• _AVAILABLE DATA_
"""

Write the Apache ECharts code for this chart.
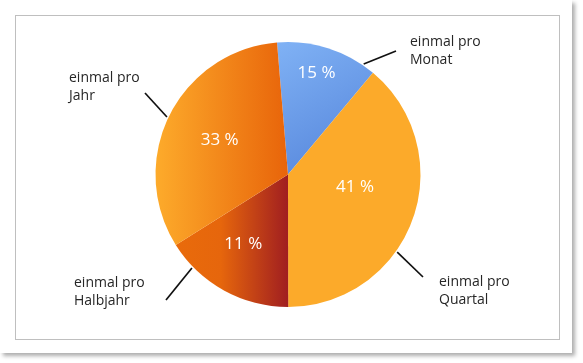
<!DOCTYPE html>
<html><head><meta charset="utf-8">
<script src="https://cdn.jsdelivr.net/npm/echarts@6/dist/echarts.min.js"></script>
<style>
html,body{margin:0;padding:0;background:#fff;width:583px;height:363px;overflow:hidden}
#card{position:absolute;left:0;top:0;width:572px;height:353px;background:#fff;box-shadow:3px 3px 4px rgba(0,0,0,0.32)}
#frame{position:absolute;left:15px;top:15px;width:545px;height:325px;box-sizing:border-box;border:1px solid #bfbfbf}
#chart{position:absolute;left:0;top:0;width:583px;height:363px}
</style></head><body>
<div id="card"></div><div id="frame"></div><div id="chart"></div>
<script>
// ---- data ----
const categories = ['einmal pro\nMonat', 'einmal pro\nQuartal', 'einmal pro\nHalbjahr', 'einmal pro\nJahr'];
const shares = [12.4, 38.9, 16.1, 32.6];        // slice sizes as drawn in the picture
const percentLabels = [15, 41, 11, 33];          // percentages printed on the slices

// ---- styles / layout ----
const G = echarts.graphic.LinearGradient;
const sliceColors = [
  new G(0, 0, 0.8, 1, [{offset: 0, color: '#80B2F5'}, {offset: 1, color: '#5585DB'}]),
  '#FCAA2A',
  new G(0, 0, 1, 0, [{offset: 0, color: '#E96B0B'}, {offset: 0.4, color: '#E6660C'}, {offset: 1, color: '#A01E20'}]),
  new G(0, 0, 1, 0, [{offset: 0, color: '#FDAB2B'}, {offset: 1, color: '#E8640A'}])
];
const pieCenter = [288, 174.5];
const pieRadius = 132.5;
const startAngle = 94.76;
// outer label text anchor (left edge, vertical middle)
const outerLabelPos = [[410, 51], [439, 291], [74, 292.5], [69, 87]];
// leader line: start angle on the rim (deg clockwise from top), end point
const leaderStartAngle = [34.4, 125.4, 225.8, 295.4];
const leaderEnd = [[396, 51], [423, 277], [166, 300], [145, 93]];
const leaderGap = 1.5;
const innerLabelPos = [[316.5, 73], [355, 187.5], [243.3, 244.3], [219.7, 139.7]];

function rimPoint(deg, r) {
  const a = deg * Math.PI / 180;
  return [pieCenter[0] + r * Math.sin(a), pieCenter[1] - r * Math.cos(a)];
}

const chart = echarts.init(document.getElementById('chart'), null, {renderer: 'canvas'});
chart.setOption({
  animation: false,
  series: [
    {
      type: 'pie',
      center: pieCenter,
      radius: pieRadius,
      startAngle: startAngle,
      clockwise: true,
      avoidLabelOverlap: false,
      silent: true,
      emphasis: {disabled: true},
      itemStyle: {borderWidth: 0},
      label: {
        show: true,
        position: 'outside',
        fontFamily: 'Open Sans',
        fontSize: 14,
        lineHeight: 18,
        color: '#262626',
        formatter: p => categories[p.dataIndex]
      },
      labelLine: {show: true, length: 10, length2: 0, lineStyle: {color: '#111', width: 1.7}},
      labelLayout: p => {
        const i = p.dataIndex;
        const s = rimPoint(leaderStartAngle[i], pieRadius + leaderGap);
        const e = leaderEnd[i];
        return {
          x: outerLabelPos[i][0], y: outerLabelPos[i][1],
          align: 'left', verticalAlign: 'middle',
          labelLinePoints: [s, e, e]
        };
      },
      data: shares.map((v, i) => ({
        name: categories[i], value: v,
        itemStyle: {color: sliceColors[i]}
      }))
    },
    {
      type: 'pie',
      center: pieCenter,
      radius: pieRadius,
      startAngle: startAngle,
      clockwise: true,
      avoidLabelOverlap: false,
      silent: true,
      emphasis: {disabled: true},
      itemStyle: {color: 'rgba(0,0,0,0)', borderWidth: 0},
      label: {
        show: true,
        position: 'inside',
        fontFamily: 'Open Sans',
        fontSize: 17,
        color: '#ffffff',
        formatter: p => percentLabels[p.dataIndex] + ' %'
      },
      labelLine: {show: false},
      labelLayout: p => {
        const q = innerLabelPos[p.dataIndex];
        return {x: q[0], y: q[1], align: 'center', verticalAlign: 'middle'};
      },
      data: shares.map((v, i) => ({name: categories[i], value: v}))
    }
  ]
});
</script>
</body></html>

"""

Repeat the full listing above exactly, with no pictures in the copy.

Write the Apache ECharts code for this chart.
<!DOCTYPE html>
<html><head><meta charset="utf-8">
<script src="https://cdn.jsdelivr.net/npm/echarts@6/dist/echarts.min.js"></script>
<style>
html,body{margin:0;padding:0;background:#fff;width:583px;height:363px;overflow:hidden}
#card{position:absolute;left:0;top:0;width:572px;height:353px;background:#fff;box-shadow:3px 3px 4px rgba(0,0,0,0.32)}
#frame{position:absolute;left:15px;top:15px;width:545px;height:325px;box-sizing:border-box;border:1px solid #bfbfbf}
#chart{position:absolute;left:0;top:0;width:583px;height:363px}
</style></head><body>
<div id="card"></div><div id="frame"></div><div id="chart"></div>
<script>
// ---- data ----
const categories = ['einmal pro\nMonat', 'einmal pro\nQuartal', 'einmal pro\nHalbjahr', 'einmal pro\nJahr'];
const shares = [12.4, 38.9, 16.1, 32.6];        // slice sizes as drawn in the picture
const percentLabels = [15, 41, 11, 33];          // percentages printed on the slices

// ---- styles / layout ----
const G = echarts.graphic.LinearGradient;
const sliceColors = [
  new G(0, 0, 0.8, 1, [{offset: 0, color: '#80B2F5'}, {offset: 1, color: '#5585DB'}]),
  '#FCAA2A',
  new G(0, 0, 1, 0, [{offset: 0, color: '#E96B0B'}, {offset: 0.4, color: '#E6660C'}, {offset: 1, color: '#A01E20'}]),
  new G(0, 0, 1, 0, [{offset: 0, color: '#FDAB2B'}, {offset: 1, color: '#E8640A'}])
];
const pieCenter = [288, 174.5];
const pieRadius = 132.5;
const startAngle = 94.76;
// outer label text anchor (left edge, vertical middle)
const outerLabelPos = [[410, 51], [439, 291], [74, 292.5], [69, 87]];
// leader line: start angle on the rim (deg clockwise from top), end point
const leaderStartAngle = [34.4, 125.4, 225.8, 295.4];
const leaderEnd = [[396, 51], [423, 277], [166, 300], [145, 93]];
const leaderGap = 1.5;
const innerLabelPos = [[316.5, 73], [355, 187.5], [243.3, 244.3], [219.7, 139.7]];

function rimPoint(deg, r) {
  const a = deg * Math.PI / 180;
  return [pieCenter[0] + r * Math.sin(a), pieCenter[1] - r * Math.cos(a)];
}

const chart = echarts.init(document.getElementById('chart'), null, {renderer: 'canvas'});
chart.setOption({
  animation: false,
  series: [
    {
      type: 'pie',
      center: pieCenter,
      radius: pieRadius,
      startAngle: startAngle,
      clockwise: true,
      avoidLabelOverlap: false,
      silent: true,
      emphasis: {disabled: true},
      itemStyle: {borderWidth: 0},
      label: {
        show: true,
        position: 'outside',
        fontFamily: 'Open Sans',
        fontSize: 14,
        lineHeight: 18,
        color: '#262626',
        formatter: p => categories[p.dataIndex]
      },
      labelLine: {show: true, length: 10, length2: 0, lineStyle: {color: '#111', width: 1.7}},
      labelLayout: p => {
        const i = p.dataIndex;
        const s = rimPoint(leaderStartAngle[i], pieRadius + leaderGap);
        const e = leaderEnd[i];
        return {
          x: outerLabelPos[i][0], y: outerLabelPos[i][1],
          align: 'left', verticalAlign: 'middle',
          labelLinePoints: [s, e, e]
        };
      },
      data: shares.map((v, i) => ({
        name: categories[i], value: v,
        itemStyle: {color: sliceColors[i]}
      }))
    },
    {
      type: 'pie',
      center: pieCenter,
      radius: pieRadius,
      startAngle: startAngle,
      clockwise: true,
      avoidLabelOverlap: false,
      silent: true,
      emphasis: {disabled: true},
      itemStyle: {color: 'rgba(0,0,0,0)', borderWidth: 0},
      label: {
        show: true,
        position: 'inside',
        fontFamily: 'Open Sans',
        fontSize: 17,
        color: '#ffffff',
        formatter: p => percentLabels[p.dataIndex] + ' %'
      },
      labelLine: {show: false},
      labelLayout: p => {
        const q = innerLabelPos[p.dataIndex];
        return {x: q[0], y: q[1], align: 'center', verticalAlign: 'middle'};
      },
      data: shares.map((v, i) => ({name: categories[i], value: v}))
    }
  ]
});
</script>
</body></html>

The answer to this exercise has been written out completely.